For a broader picture of what’s going on in the external landscape, market intelligence is key. For example, because I've been in the technology sector for most of my career, I consistently maintain a pulse on technology developments, such as new processes and ways of achieving better results, which often result in disintermediation for traditional firms. It’s important to know what’s driving customers to consider new ways of doing business, including utilizing artificial intelligence (AI), machine learning (ML), and natural language processing (NLP), and integrating those updates in a thoughtful and timely manner to key stakeholders throughout the organization.
Strategic thinkers must also answer questions such as, “How are these broad trends impacting customers and competitors?” and “What are we doing or what should we be doing to help our organization advance in the market? What blind spots exist that we haven’t addressed? What are the best ways to close those gaps?”. These insights are layered into the analyses, providing more context about what’s going on in the industry and informing how we report about developments of greatest interest to buyers and prospects that will, in turn, translate into updates to strategic planning and roadmap development.
4. Any core pieces of advice or tips you have for fellow CI practitioners on how to better analyze competitive intel?
Competitive intelligence practitioners can utilize a variety of different tools and techniques to understand their organization’s external environment. I encourage teams to think creatively about ways to uncover new sources of information, sometimes utilizing insights that are right in front of us. For example, when analyzing competitor performance, body language can uncover a lot and is a commonly overlooked strategy by many CI practitioners. By identifying patterns in body language, we can evaluate whether someone’s demeanor is actually corresponding with the words they’re using, which can demonstrate their level of confidence and expertise in a subject.

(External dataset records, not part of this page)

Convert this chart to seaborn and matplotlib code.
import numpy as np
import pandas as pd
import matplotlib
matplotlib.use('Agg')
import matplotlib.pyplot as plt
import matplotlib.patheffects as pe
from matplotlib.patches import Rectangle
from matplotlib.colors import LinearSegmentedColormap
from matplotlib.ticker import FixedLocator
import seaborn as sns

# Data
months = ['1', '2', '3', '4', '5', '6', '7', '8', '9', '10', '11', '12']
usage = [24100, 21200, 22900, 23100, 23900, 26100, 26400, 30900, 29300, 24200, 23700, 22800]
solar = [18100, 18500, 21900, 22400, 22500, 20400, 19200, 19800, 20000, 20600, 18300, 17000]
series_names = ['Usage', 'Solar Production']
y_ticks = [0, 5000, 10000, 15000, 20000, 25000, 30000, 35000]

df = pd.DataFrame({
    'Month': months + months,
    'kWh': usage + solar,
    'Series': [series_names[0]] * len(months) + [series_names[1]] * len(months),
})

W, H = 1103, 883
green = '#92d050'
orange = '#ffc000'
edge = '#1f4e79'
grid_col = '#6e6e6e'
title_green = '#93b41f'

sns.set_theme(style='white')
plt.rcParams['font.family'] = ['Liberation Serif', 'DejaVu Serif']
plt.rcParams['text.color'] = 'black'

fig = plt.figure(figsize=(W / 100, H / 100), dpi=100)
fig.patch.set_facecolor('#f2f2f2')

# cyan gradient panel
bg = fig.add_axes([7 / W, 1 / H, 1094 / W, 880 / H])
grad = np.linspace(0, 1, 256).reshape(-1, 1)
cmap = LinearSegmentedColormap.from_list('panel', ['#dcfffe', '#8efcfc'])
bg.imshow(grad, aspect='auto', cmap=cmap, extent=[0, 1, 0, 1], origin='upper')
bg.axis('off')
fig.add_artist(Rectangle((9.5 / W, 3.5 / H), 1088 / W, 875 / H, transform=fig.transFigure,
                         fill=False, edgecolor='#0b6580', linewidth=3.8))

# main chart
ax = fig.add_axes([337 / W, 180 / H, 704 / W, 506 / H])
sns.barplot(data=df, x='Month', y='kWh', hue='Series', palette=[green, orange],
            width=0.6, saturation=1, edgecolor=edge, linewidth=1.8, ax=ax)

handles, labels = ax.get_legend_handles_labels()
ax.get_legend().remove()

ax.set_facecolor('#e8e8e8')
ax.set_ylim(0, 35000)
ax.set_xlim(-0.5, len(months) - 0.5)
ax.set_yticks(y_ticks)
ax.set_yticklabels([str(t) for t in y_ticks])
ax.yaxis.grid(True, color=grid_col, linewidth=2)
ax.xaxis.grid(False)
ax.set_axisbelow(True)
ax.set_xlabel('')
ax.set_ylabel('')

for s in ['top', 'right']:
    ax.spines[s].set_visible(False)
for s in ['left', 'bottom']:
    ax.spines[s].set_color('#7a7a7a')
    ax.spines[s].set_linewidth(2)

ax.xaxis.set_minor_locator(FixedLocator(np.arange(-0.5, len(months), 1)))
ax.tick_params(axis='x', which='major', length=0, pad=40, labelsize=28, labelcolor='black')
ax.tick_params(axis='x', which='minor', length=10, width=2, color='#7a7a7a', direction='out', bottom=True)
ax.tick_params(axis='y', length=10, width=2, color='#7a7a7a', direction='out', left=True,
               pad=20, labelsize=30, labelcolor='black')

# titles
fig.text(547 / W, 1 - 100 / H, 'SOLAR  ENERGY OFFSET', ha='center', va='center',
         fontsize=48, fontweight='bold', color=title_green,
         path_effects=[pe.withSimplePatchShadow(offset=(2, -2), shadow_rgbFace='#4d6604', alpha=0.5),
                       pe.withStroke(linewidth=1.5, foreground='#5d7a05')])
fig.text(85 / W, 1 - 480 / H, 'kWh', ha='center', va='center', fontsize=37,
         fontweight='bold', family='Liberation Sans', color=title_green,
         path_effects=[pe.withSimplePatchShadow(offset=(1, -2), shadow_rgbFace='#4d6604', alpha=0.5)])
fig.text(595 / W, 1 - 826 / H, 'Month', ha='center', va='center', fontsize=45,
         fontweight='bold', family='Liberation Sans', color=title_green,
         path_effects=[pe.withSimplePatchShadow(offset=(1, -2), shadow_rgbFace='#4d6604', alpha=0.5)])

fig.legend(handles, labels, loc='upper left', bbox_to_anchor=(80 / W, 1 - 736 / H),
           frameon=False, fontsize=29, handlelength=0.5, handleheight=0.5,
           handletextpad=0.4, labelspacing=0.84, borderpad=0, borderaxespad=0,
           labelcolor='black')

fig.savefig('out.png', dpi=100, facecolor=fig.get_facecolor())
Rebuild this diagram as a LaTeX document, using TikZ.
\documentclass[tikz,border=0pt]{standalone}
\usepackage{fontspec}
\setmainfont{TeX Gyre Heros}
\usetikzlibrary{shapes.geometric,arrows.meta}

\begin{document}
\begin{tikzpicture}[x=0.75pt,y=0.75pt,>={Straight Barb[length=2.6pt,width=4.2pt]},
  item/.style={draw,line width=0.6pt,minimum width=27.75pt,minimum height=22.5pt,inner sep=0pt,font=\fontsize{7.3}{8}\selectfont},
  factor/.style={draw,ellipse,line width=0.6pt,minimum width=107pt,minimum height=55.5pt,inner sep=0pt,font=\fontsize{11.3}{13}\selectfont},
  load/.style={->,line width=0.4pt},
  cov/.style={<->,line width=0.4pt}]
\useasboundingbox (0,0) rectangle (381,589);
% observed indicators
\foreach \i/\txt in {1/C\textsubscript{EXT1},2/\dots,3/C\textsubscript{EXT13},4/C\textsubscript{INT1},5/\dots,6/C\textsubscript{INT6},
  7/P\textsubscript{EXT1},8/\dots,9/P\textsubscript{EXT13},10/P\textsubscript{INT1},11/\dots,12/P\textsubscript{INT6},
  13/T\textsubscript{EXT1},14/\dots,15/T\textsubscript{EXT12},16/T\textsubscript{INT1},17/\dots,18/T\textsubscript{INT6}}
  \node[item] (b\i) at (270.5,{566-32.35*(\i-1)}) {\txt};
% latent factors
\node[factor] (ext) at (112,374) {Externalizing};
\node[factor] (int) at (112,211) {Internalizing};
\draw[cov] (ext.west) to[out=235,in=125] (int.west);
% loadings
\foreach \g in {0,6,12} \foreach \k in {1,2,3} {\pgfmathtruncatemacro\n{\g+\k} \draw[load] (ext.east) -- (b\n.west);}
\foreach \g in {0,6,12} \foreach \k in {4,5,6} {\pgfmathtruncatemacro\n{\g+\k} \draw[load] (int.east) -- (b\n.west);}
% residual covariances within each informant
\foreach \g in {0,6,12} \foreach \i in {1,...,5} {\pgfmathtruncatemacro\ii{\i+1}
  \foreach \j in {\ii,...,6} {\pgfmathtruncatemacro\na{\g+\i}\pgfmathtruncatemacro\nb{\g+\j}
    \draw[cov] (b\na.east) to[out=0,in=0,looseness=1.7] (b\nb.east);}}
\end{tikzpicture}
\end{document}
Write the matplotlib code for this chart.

One concrete example would be a media interview with a competitor’s CEO. Chances are that this individual has been well prepared and practiced for the interview. However, if the leader begins to use body language that is out of sync with their statements, or if they use different patterns in their speaking style or unnecessary filler words, this could indicate a lack of confidence, or even hesitancy, in their response. This, in turn, could reflect possible concerns the individual may have about their product strategy or long-term roadmap.
5. As a second-time Crayon buyer and user, (woohoo!), what gets you most excited about the platform?
Two of my favorite features of Crayon are the daily digest emails and the saved search function. Every day, the platform pushes the most important insights (based on my settings and saved searches) to my email. As a CI practitioner, it’s a challenge to keep up with the fire hose of news and information coming from multiple competitors, including competitors’ website changes, press releases, case studies, financial filings, and so on. Having the most critical insights pushed to me directly, without having to enter the platform, is invaluable when juggling numerous deliverables and meetings.
The saved search function is also a critical component as it updates the most important intel in real-time and helps me categorize which content and information is most important to me. With so much data out there, Crayon helps me dial in on the intel that is most relevant to what I’m looking for at a specific point in time. In turn, these features allow me to focus on providing strategic value to my company rather than sifting through hundreds of insights to uncover key takeaways for my internal stakeholders.